** Written request **
Set down the data below from its first line to the line holding "var markColor = '#3f55b8';", inclusive; omit all pictures.

** Provided data **
▼▼▼

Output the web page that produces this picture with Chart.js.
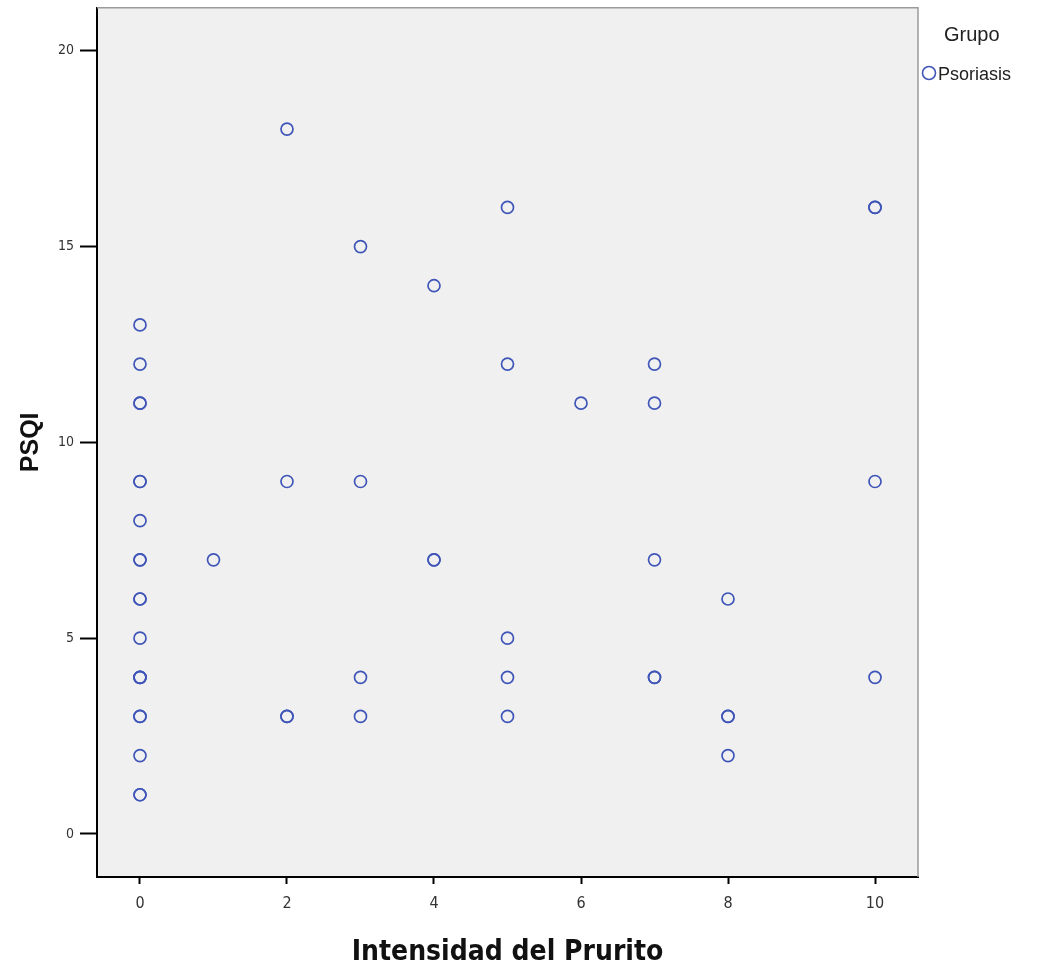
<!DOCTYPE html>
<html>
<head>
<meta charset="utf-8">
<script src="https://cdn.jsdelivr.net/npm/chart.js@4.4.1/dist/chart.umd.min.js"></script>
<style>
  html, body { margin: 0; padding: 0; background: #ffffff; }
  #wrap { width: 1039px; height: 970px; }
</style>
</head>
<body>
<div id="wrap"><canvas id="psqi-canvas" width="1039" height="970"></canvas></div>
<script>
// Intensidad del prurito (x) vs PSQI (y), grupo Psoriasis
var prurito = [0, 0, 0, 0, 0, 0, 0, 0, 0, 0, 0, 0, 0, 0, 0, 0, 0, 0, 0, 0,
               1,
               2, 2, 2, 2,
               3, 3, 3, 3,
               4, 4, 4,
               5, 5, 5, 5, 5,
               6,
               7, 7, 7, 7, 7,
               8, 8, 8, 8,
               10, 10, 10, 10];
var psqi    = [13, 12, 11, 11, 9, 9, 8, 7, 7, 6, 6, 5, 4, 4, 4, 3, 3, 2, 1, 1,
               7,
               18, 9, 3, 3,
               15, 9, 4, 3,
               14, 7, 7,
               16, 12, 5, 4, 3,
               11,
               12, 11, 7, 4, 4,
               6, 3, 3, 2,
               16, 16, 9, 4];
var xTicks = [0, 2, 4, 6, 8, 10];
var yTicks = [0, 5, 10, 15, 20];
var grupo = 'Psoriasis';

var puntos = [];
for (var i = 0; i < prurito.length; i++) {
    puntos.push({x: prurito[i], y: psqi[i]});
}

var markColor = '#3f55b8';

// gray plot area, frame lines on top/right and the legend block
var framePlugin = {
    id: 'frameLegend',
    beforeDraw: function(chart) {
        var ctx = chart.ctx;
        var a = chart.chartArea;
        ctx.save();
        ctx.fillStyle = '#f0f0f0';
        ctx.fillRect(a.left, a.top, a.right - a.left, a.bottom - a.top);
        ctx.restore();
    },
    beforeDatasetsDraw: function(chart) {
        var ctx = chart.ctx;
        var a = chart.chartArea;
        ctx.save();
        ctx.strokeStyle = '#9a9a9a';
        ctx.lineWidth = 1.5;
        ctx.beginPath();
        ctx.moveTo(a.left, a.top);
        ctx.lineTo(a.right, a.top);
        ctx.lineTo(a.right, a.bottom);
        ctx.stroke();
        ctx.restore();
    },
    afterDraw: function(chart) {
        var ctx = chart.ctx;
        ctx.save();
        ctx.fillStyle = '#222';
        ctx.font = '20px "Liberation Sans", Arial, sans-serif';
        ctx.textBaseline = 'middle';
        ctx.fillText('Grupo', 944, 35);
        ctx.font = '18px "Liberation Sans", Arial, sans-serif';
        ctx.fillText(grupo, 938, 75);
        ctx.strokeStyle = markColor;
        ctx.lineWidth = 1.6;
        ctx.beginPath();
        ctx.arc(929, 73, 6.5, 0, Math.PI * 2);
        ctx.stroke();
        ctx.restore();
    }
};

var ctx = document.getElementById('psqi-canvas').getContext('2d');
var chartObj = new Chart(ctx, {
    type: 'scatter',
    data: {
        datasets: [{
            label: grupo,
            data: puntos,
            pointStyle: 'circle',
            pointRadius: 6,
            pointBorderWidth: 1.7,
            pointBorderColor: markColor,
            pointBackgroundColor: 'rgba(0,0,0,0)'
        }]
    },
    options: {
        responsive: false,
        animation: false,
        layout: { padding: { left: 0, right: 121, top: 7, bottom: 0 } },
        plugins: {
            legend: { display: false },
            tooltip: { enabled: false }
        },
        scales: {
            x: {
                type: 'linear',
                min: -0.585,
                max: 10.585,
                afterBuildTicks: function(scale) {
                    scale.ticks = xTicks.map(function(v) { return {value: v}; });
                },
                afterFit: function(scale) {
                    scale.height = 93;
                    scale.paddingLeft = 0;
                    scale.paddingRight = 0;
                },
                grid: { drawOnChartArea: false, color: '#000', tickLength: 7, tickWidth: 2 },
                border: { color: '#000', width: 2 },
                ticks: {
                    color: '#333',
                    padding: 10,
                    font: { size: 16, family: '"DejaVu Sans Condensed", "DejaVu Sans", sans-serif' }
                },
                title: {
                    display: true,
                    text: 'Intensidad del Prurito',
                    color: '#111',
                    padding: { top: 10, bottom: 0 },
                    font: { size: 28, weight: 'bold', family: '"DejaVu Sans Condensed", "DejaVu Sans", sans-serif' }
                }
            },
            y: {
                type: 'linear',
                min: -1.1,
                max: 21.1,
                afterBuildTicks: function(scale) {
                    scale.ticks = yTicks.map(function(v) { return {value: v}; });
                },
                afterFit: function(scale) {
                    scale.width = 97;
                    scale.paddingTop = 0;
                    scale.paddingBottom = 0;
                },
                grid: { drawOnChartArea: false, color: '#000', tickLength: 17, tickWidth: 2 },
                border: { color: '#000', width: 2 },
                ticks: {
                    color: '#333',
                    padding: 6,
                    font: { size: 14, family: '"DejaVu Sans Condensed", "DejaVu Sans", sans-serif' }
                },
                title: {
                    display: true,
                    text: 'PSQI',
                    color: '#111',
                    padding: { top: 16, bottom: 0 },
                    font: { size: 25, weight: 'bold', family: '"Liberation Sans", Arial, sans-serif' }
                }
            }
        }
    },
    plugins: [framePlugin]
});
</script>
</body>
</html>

▲▲▲

** Answer to the exercise **
Output the web page that produces this picture with Chart.js.
<!DOCTYPE html>
<html>
<head>
<meta charset="utf-8">
<script src="https://cdn.jsdelivr.net/npm/chart.js@4.4.1/dist/chart.umd.min.js"></script>
<style>
  html, body { margin: 0; padding: 0; background: #ffffff; }
  #wrap { width: 1039px; height: 970px; }
</style>
</head>
<body>
<div id="wrap"><canvas id="psqi-canvas" width="1039" height="970"></canvas></div>
<script>
// Intensidad del prurito (x) vs PSQI (y), grupo Psoriasis
var prurito = [0, 0, 0, 0, 0, 0, 0, 0, 0, 0, 0, 0, 0, 0, 0, 0, 0, 0, 0, 0,
               1,
               2, 2, 2, 2,
               3, 3, 3, 3,
               4, 4, 4,
               5, 5, 5, 5, 5,
               6,
               7, 7, 7, 7, 7,
               8, 8, 8, 8,
               10, 10, 10, 10];
var psqi    = [13, 12, 11, 11, 9, 9, 8, 7, 7, 6, 6, 5, 4, 4, 4, 3, 3, 2, 1, 1,
               7,
               18, 9, 3, 3,
               15, 9, 4, 3,
               14, 7, 7,
               16, 12, 5, 4, 3,
               11,
               12, 11, 7, 4, 4,
               6, 3, 3, 2,
               16, 16, 9, 4];
var xTicks = [0, 2, 4, 6, 8, 10];
var yTicks = [0, 5, 10, 15, 20];
var grupo = 'Psoriasis';

var puntos = [];
for (var i = 0; i < prurito.length; i++) {
    puntos.push({x: prurito[i], y: psqi[i]});
}

var markColor = '#3f55b8';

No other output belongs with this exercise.